Mixpanel notes that for residents of California’s Bay Area, it was surprising to see that San Francisco didn’t even make the top 10, perhaps indicating that many people in a city full of transplants from elsewhere traveled home for the holidays.

Santa Isn’t Real, But Christmas is Still for Kids

As Christmas Day continued, Mixpanel noticed an uptick in gaming activity — with 58% of traffic coming from gaming apps, and only 11% coming from social. Their hypothesis is that kids came down from unwrapping and sugar highs while adults documented the morning’s festivities on social networks — or jumped in on playing a game with their kids. Given the huge disparity between the two, they think they’re on solid ground saying that Christmas is a kids holiday, although with the qualifier that Mixpanel has more customers in the gaming vertical than in the social space, which could influence or skew results.

Biggest gaming cities:
1. Los Angeles
2. Houston
3. Chicago
4. Brooklyn
5. Bronx

A Very Apple Christmas?

Tim Cook predicted in October that it was going to be an “iPad Christmas”; and given the data that poured in on Christmas Day, Mixpanel’s editors say they’d be remiss to disagree with him.

THey note that in 2013, over 30% of American adults owned a tablet (with Apple dominating at just over half the market share), and at Christmas they tracked those tablets getting good use — with 10% of traffic generated by web apps, 90% by mobile — and 25% of all data coming from tablets, a pretty remarkable jump from Thanksgiving, which showed only 15% of activity coming from tablets.

Of all tablet use, 79% of tablets were iPads, up from iOS dominating 74% of tablet activity on Thanksgiving this year; a subtle but clear shift toward iOS over the last month, further confirming Tim Cook’s assertion.

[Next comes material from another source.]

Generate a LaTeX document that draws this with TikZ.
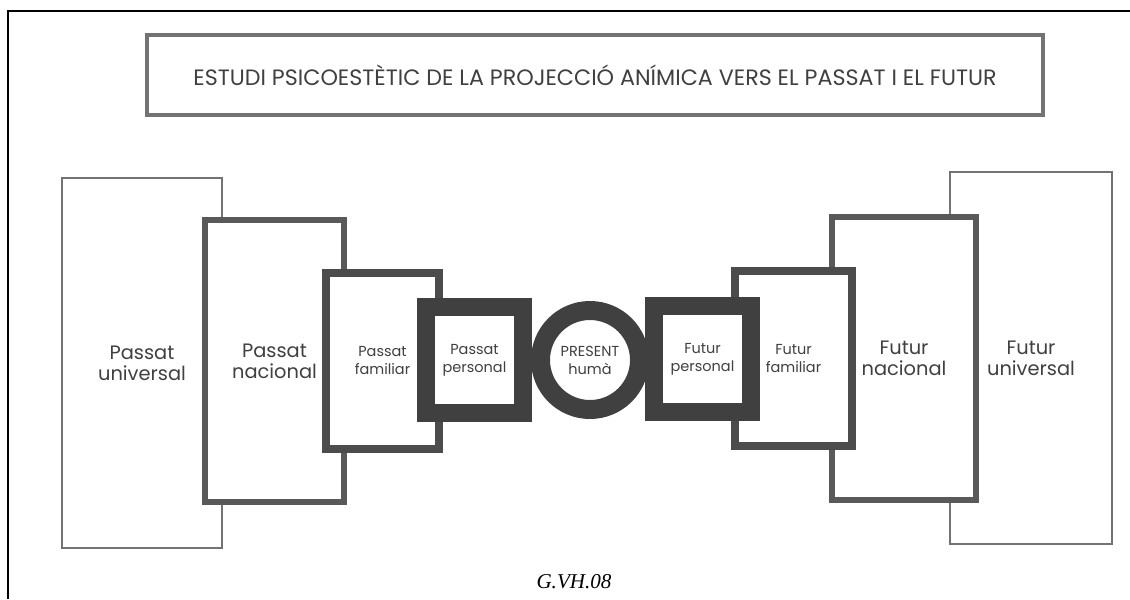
\documentclass[tikz,border=0pt]{standalone}
\usepackage{fontspec}
\setmainfont{Poppins}
\newfontfamily\sigfont{Liberation Serif}
\newcommand{\pxl}{0.025cm}

\begin{document}
\begin{tikzpicture}[x=0.025cm, y=-0.025cm,
  caixa/.style={draw, fill=white, inner sep=0pt, align=center, text=black!75},
  gran/.style={font=\fontsize{13.8}{15}\selectfont},
  petit/.style={font=\fontsize{10.3}{12.8}\selectfont}]
\useasboundingbox (0,0) rectangle (1130,599);
% marc
\draw[line width=1pt] (8,599) -- (8,11) -- (1130,11);
% titol
\node[caixa, draw=black!55, line width=3.5pt, minimum width=896*\pxl, minimum height=80*\pxl,
  font=\fontsize{15.8}{18}\selectfont] (titol) at (595,75)
  {ESTUDI PSICOESTÈTIC DE LA PROJECCIÓ ANÍMICA VERS EL PASSAT I EL FUTUR};
% passat
\node[caixa, gran, draw=black!55, line width=1.8pt, minimum width=160*\pxl, minimum height=370*\pxl] (pu) at (142,363) {Passat\\universal};
\node[caixa, gran, draw=black!65, line width=3.6pt, minimum width=139*\pxl, minimum height=282*\pxl] (pn) at (274.5,361) {Passat\\nacional};
\node[caixa, petit, draw=black!70, line width=5.7pt, minimum width=113*\pxl, minimum height=176*\pxl] (pf) at (382.5,361) {Passat\\familiar};
\node[caixa, petit, draw=black!75, line width=12.8pt, minimum width=97*\pxl, minimum height=106*\pxl] (pp) at (474.5,360) {Passat\\personal};
% futur
\node[caixa, gran, draw=black!55, line width=1.8pt, minimum width=162*\pxl, minimum height=372*\pxl] (fu) at (1031,358) {Futur\\universal};
\node[caixa, gran, draw=black!65, line width=3.6pt, minimum width=144*\pxl, minimum height=283*\pxl] (fn) at (904,358.5) {Futur\\nacional};
\node[caixa, petit, draw=black!70, line width=5.7pt, minimum width=117*\pxl, minimum height=175*\pxl] (ff) at (793.5,358.5) {Futur\\familiar};
\node[caixa, petit, draw=black!75, line width=12.8pt, minimum width=97*\pxl, minimum height=106*\pxl] (fp) at (702.5,359) {Futur\\personal};
% present
\node[caixa, petit, circle, draw=black!75, line width=13.5pt, minimum size=99*\pxl] (pr) at (590,360) {PRESENT\\humà};
\node[font=\sigfont\itshape\fontsize{15}{18}\selectfont] (sig) at (574,582) {G.VH.08};
\end{tikzpicture}
\end{document}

Of people using iOS devices, 31% of data was generated from iPads, also a notable spike from Thanksgiving Day 2013, when only 19% of iOS traffic came from the iPad.

With games a popular go-to on Christmas Day, of 39% gamers on iOS devices were playing on iPads — an impressive gain from Thanksgiving: just under one month earlier, when only 25% of iOS gaming activity came from iPads.

On mobile activity overall, Mixpanel observed that 73% of all Christmas Day activity came from iOS devices, and 27% came from Android; iOS went up 3% from Thanksgiving, when Android held 29% of activity, and iOS generated 71% of activity.

Top iOS Cities:
1. New York
2. Chicago
3. Los Angeles
4. Brooklyn
5. Houston

Top Android Cities:
1. Los Angeles
2. Chicago
3. Tampa
4. Houston
5. Brooklyn

Stocking-Stuffer Sidenote

Surprisingly (and amusingly for Apple partisans), Mixpanel noted that Mountain View, CA — home to Google’s HQ — is a solidly iOS city, with 81% of activity in Mountain View over the last month coming from iOS devices, while only 19% was Android-generated. By contrast, activity in Apple’s own home base, Cupertino, CA is solidly loyal to their own devices. A full 97% of activity came from iOS devices.

In summary, Mixpanel’s data shows that Christmas 2013 was a mobile, iOS-dominated holiday, with more people relying on their tablets to play, share, document, and work.